Innumerable books were written during the nineteenth and the twentieth centuries. The books that were written in the past six decades of the twentieth century outnumbered the total number of books publishing during the past twenty-four centuries. Therefore, for obvious reasons, neither all the published books nor all the writers are mentioned in this work. However only the books and authors that are essential to point out the major trends in Tamil language and literature are mentioned in this book.
Since this book is meant for other linguistic groups in the country and written with a limit set to the number of pages, there is no scope for detailed explanation or highlighting special features of books and elaborate notes on authors. A word about modern literature: the works that are mentioned here cannot be said with certainty that they will survive the test of time and remain in the future as literary pieces.

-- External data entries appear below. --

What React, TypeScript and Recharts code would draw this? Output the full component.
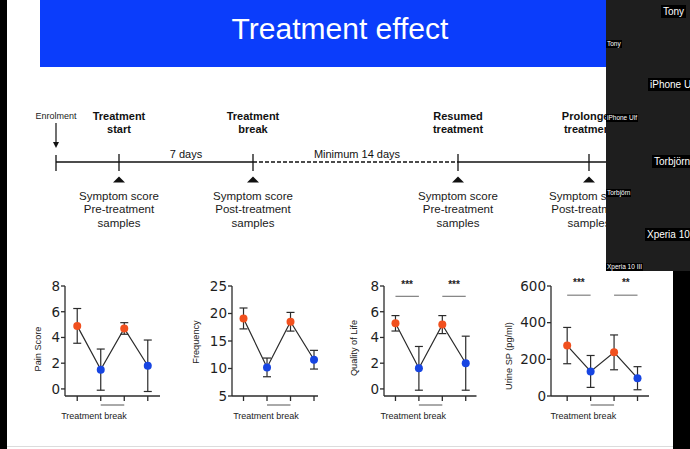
import { LineChart, Line, XAxis, YAxis, ErrorBar, ReferenceLine } from "recharts";

// four visits: pre-treatment, post-treatment (break), resumed, prolonged
const visits = [1, 2, 3, 4];
const visitPhase = ["on", "off", "on", "off"];

const painMean = [4.9, 1.5, 4.7, 1.8];
const painSd = [1.35, 1.6, 0.45, 2.0];
const painTicks = [0, 2, 4, 6, 8];

const freqMean = [19.1, 10.2, 18.5, 11.6];
const freqSd = [1.9, 1.7, 1.7, 1.7];
const freqTicks = [5, 10, 15, 20, 25];

const qolMean = [5.1, 1.6, 5.0, 2.0];
const qolSd = [0.6, 1.7, 0.7, 2.1];
const qolTicks = [0, 2, 4, 6, 8];
const qolStars = ["***", "***"];

const spMean = [275, 134, 238, 97];
const spSd = [99, 87, 95, 63];
const spTicks = [0, 200, 400, 600];
const spStars = ["***", "**"];

const milestoneTitles = [
  ["Treatment", "start"],
  ["Treatment", "break"],
  ["Resumed", "treatment"],
  ["Prolonged", "treatment"],
];
const milestoneNotes = [
  ["Symptom score", "Pre-treatment", "samples"],
  ["Symptom score", "Post-treatment", "samples"],
  ["Symptom score", "Pre-treatment", "samples"],
  ["Symptom score", "Post-treatment", "samples"],
];
const intervalLabels = ["7 days", "Minimum 14 days"];
const participants = ["Tony", "iPhone Ulf", "Torbjörn", "Xperia 10 III"];

const ORANGE = "#f1501e";
const BLUE = "#1745e2";
const INK = "#2b2b2b";
const SANS = "'Liberation Sans', Arial, sans-serif";

// layout of the slide (pixels)
const milestoneX = [119, 253, 458, 589];
const enrolX = 56;
const lineY = 162;

function Timeline() {
  return (
    <svg width={690} height={449} style={{ position: "absolute", left: 0, top: 0 }} fontFamily={SANS}>
      <rect width={690} height={449} fill="#fff" />
      <rect x={0} y={0} width={7} height={449} fill="#000" />
      <line x1={7} x2={690} y1={446.5} y2={446.5} stroke="#dcdcdc" />
      <rect x={40} y={0} width={620} height={67} fill="#0b3dfb" />
      <text x={340} y={39} textAnchor="middle" fontSize={30} fill="#fff">
        Treatment effect
      </text>

      <text x={enrolX} y={119} textAnchor="middle" fontSize={9} fill="#222">
        Enrolment
      </text>
      <line x1={enrolX} x2={enrolX} y1={123} y2={143} stroke="#111" strokeWidth={1.2} />
      <polygon points={`${enrolX - 3},142 ${enrolX + 3},142 ${enrolX},148`} fill="#111" />

      <line x1={enrolX} x2={milestoneX[1]} y1={lineY} y2={lineY} stroke="#111" strokeWidth={1.3} />
      <line x1={milestoneX[1]} x2={milestoneX[2]} y1={lineY} y2={lineY} stroke="#111" strokeWidth={1.3} strokeDasharray="4 2" />
      <line x1={milestoneX[2]} x2={640} y1={lineY} y2={lineY} stroke="#111" strokeWidth={1.3} />
      <line x1={enrolX} x2={enrolX} y1={155} y2={171} stroke="#111" strokeWidth={1.3} />

      <text x={186} y={158} textAnchor="middle" fontSize={11} fill="#111">{intervalLabels[0]}</text>
      <text x={357} y={158} textAnchor="middle" fontSize={11} fill="#111">{intervalLabels[1]}</text>

      {milestoneX.map((x, i) => (
        <g key={i}>
          <line x1={x} x2={x} y1={154} y2={171} stroke="#111" strokeWidth={1.3} />
          <polygon points={`${x - 6},182.5 ${x + 6},182.5 ${x},176.5`} fill="#111" />
          {milestoneTitles[i].map((t, j) => (
            <text key={t} x={x} y={120 + j * 13} textAnchor="middle" fontSize={11} fontWeight="bold" fill="#111">
              {t}
            </text>
          ))}
          {milestoneNotes[i].map((t, j) => (
            <text key={t} x={x} y={199.5 + j * 13.5} textAnchor="middle" fontSize={11.5} fill="#1a1a1a">
              {t}
            </text>
          ))}
        </g>
      ))}
    </svg>
  );
}

type PanelProps = {
  plotLeft: number;
  plotW: number;
  xDomain: [number, number];
  means: number[];
  sds: number[];
  ticks: number[];
  yDomain: [number, number];
  yLabel: string;
  yLabelDx: number;
  yLabelDy: number;
  xLabelDx: number;
  stars?: string[];
  starY?: number;
  starOffset?: number;
};

function Panel(p: PanelProps) {
  const data = visits.map((v, i) => ({ visit: v, mean: p.means[i], sd: p.sds[i], phase: visitPhase[i] }));
  const step = p.plotW / (p.xDomain[1] - p.xDomain[0]);
  const axisStyle = { stroke: INK, strokeWidth: 1.3 };

  const renderTick = (t: any) =>
    t.payload.value === 2 ? (
      <line x1={t.x} x2={t.x + step} y1={t.y + 2} y2={t.y + 2} stroke="#555" strokeWidth={1} />
    ) : (
      <g />
    );

  const renderDot = (d: any) => (
    <circle key={d.index} cx={d.cx} cy={d.cy} r={4} fill={d.payload.phase === "on" ? ORANGE : BLUE} />
  );

  return (
    <div style={{ position: "absolute", left: p.plotLeft - 60, top: 270 }}>
      <LineChart
        width={p.plotW + 68}
        height={160}
        data={data}
        margin={{ top: 16, right: 8, bottom: 4, left: 0 }}
      >
        <XAxis
          type="number"
          dataKey="visit"
          domain={p.xDomain}
          ticks={visits}
          interval={0}
          allowDataOverflow
          height={30}
          tickSize={5}
          tickMargin={2}
          tick={renderTick}
          axisLine={axisStyle}
          tickLine={axisStyle}
          label={{
            value: "Treatment break",
            position: "insideBottom",
            offset: 7,
            dx: p.xLabelDx,
            style: { fontFamily: SANS, fontSize: 9, fill: "#222" },
          }}
        />
        <YAxis
          type="number"
          width={60}
          domain={p.yDomain}
          ticks={p.ticks}
          interval={0}
          allowDataOverflow
          tickSize={4}
          tickMargin={1}
          axisLine={axisStyle}
          tickLine={axisStyle}
          tick={{ fontFamily: "'DejaVu Sans', sans-serif", fontSize: 13.5, fill: "#1e1e1e" }}
          label={{
            value: p.yLabel,
            angle: -90,
            position: "center",
            dx: p.yLabelDx,
            dy: p.yLabelDy,
            style: { fontFamily: SANS, fontSize: 9.2, fill: "#222" },
          }}
        />
        {p.stars &&
          p.stars.map((s, i) => (
            <ReferenceLine
              key={i}
              segment={[
                { x: visits[i * 2], y: p.starY },
                { x: visits[i * 2 + 1], y: p.starY },
              ]}
              stroke="#666"
              strokeWidth={1}
              ifOverflow="visible"
              label={{
                value: s,
                position: "top",
                offset: p.starOffset,
                style: { fontFamily: SANS, fontSize: 10, fontWeight: "bold", fill: "#222" },
              }}
            />
          ))}
        <Line
          type="linear"
          dataKey="mean"
          stroke={INK}
          strokeWidth={1.2}
          dot={renderDot}
          activeDot={false}
          isAnimationActive={false}
        >
          <ErrorBar dataKey="sd" direction="y" width={4} stroke={INK} strokeWidth={1.2} />
        </Line>
      </LineChart>
    </div>
  );
}

function CallPanel() {
  const bigTop = [5, 78, 155, 228];
  const bigLeft = [661, 648, 652, 645];
  const smallTop = [40, 114, 189, 263];
  return (
    <>
      <div style={{ position: "absolute", left: 606, top: 0, width: 84, height: 271, background: "#1e1e1e", overflow: "hidden" }}>
        {participants.map((n, i) => (
          <div key={n}>
            <div
              style={{
                position: "absolute",
                left: bigLeft[i] - 606,
                top: bigTop[i],
                background: "#000",
                color: "#fff",
                fontFamily: SANS,
                fontSize: 10,
                lineHeight: "13px",
                padding: "0 2px",
                whiteSpace: "nowrap",
              }}
            >
              {n}
            </div>
            <div
              style={{
                position: "absolute",
                left: 0,
                top: smallTop[i],
                background: "#000",
                color: "#fff",
                fontFamily: SANS,
                fontSize: 6.5,
                lineHeight: "8px",
                padding: "0 1px",
                whiteSpace: "nowrap",
              }}
            >
              {n}
            </div>
          </div>
        ))}
      </div>
      <div style={{ position: "absolute", left: 673, top: 271, width: 17, height: 178, background: "#000" }} />
    </>
  );
}

export default function App() {
  return (
    <div style={{ position: "absolute", left: 0, top: 0, width: 690, height: 449, overflow: "hidden" }}>
      <Timeline />
      <Panel
        plotLeft={65}
        plotW={95}
        xDomain={[0.48, 4.52]}
        means={painMean}
        sds={painSd}
        ticks={painTicks}
        yDomain={[-0.55, 8]}
        yLabel="Pain Score"
        yLabelDx={3}
        yLabelDy={8}
        xLabelDx={-18.5}
      />
      <Panel
        plotLeft={232}
        plotW={86}
        xDomain={[0.51, 4.17]}
        means={freqMean}
        sds={freqSd}
        ticks={freqTicks}
        yDomain={[5, 25]}
        yLabel="Frequency"
        yLabelDx={-6.7}
        yLabelDy={1}
        xLabelDx={-9}
      />
      <Panel
        plotLeft={384}
        plotW={92.5}
        xDomain={[0.51, 4.46]}
        means={qolMean}
        sds={qolSd}
        ticks={qolTicks}
        yDomain={[-0.55, 8]}
        yLabel="Quality of Life"
        yLabelDx={0}
        yLabelDy={7}
        xLabelDx={-17}
        stars={qolStars}
        starY={7.2}
        starOffset={8}
      />
      <Panel
        plotLeft={551}
        plotW={98}
        xDomain={[0.31, 4.49]}
        means={spMean}
        sds={spSd}
        ticks={spTicks}
        yDomain={[0, 600]}
        yLabel="Urine SP (pg/ml)"
        yLabelDx={-12}
        yLabelDy={15}
        xLabelDx={-16.7}
        stars={spStars}
        starY={550}
        starOffset={9}
      />
      <CallPanel />
    </div>
  );
}
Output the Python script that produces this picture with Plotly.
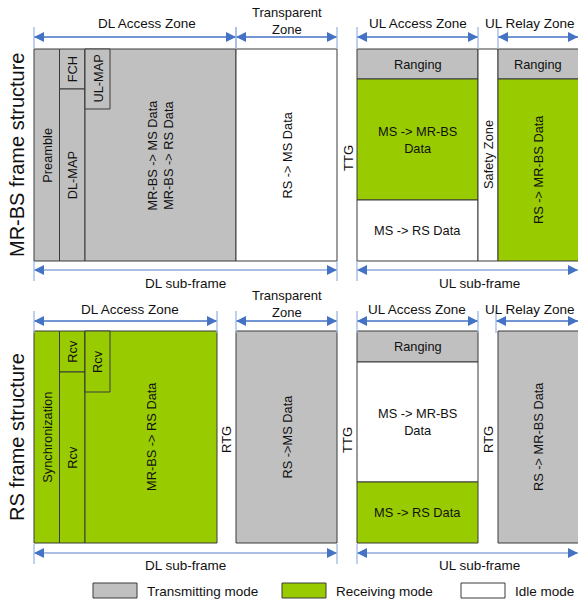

Some of the works that are not referred to in this work may in the future live as literary pieces. The tide of time is more powerful than the preferences of my own intellect.
The history of Tamil literature is classified into different ways. The following classification is attempted with the main purpose of enabling other linguistic groups to understand Tamil literature.
Ancient Period
1. The Period of Cankam Literature: B.C. 500-200 A.D. The age of akam and puram poetical works.
2. The Period of Ethical Literature: 100-500 A.D. (a) Tirukkural and other ethical works; (b) Karnarpatu and other works written in venpa metre. -
3. The Period of Old Epics: Cilappatikaram, Manimekalai, Muttollayiram and other works.
Medieval Period
1. The Period of Bhakti Literature: 600-900 A. D. (a) The hymns of Nayanmars and Alvars; (b) Nantikkalam-pakam and other literary works.
2. The Period of Epic Literature: 900-1200 A.D. (a) Jain and Buddhist works like Civakacintamani, Perunkatai and other literary works; (b) Grammatical works like Iraiyanar Kalaviyal and others; (c) Eminent poets like Cekkilar, Kampar, Ottakkuttar, Auvaiyar and others; (d) Minor literary works like ula, parani and pillaittamil.
3. The Period of Commentaries: 1200A.D--1500 A.D.
(a) Commentators like Ilampuranar, Peraciriyar and others;
(b) (i) Commentaries on Vaisnava devotional works; (ii) Islamic literature; (iii) Christian Tamil scholars:Viramamunivar and others; (iv) the growth of prose literature.
Modern Literature
1. Nineteenth Century: (a) Christian contribution to Tamil literature; (b) Ramalinkar, Vetanayakar and others; (c) The growth of novels and essays.
2. Twentieth Century: (a) Paratiyar, Kalki, Putumaippittan; (b) Short story, novel and plays; (c) Biography, essays and critical works.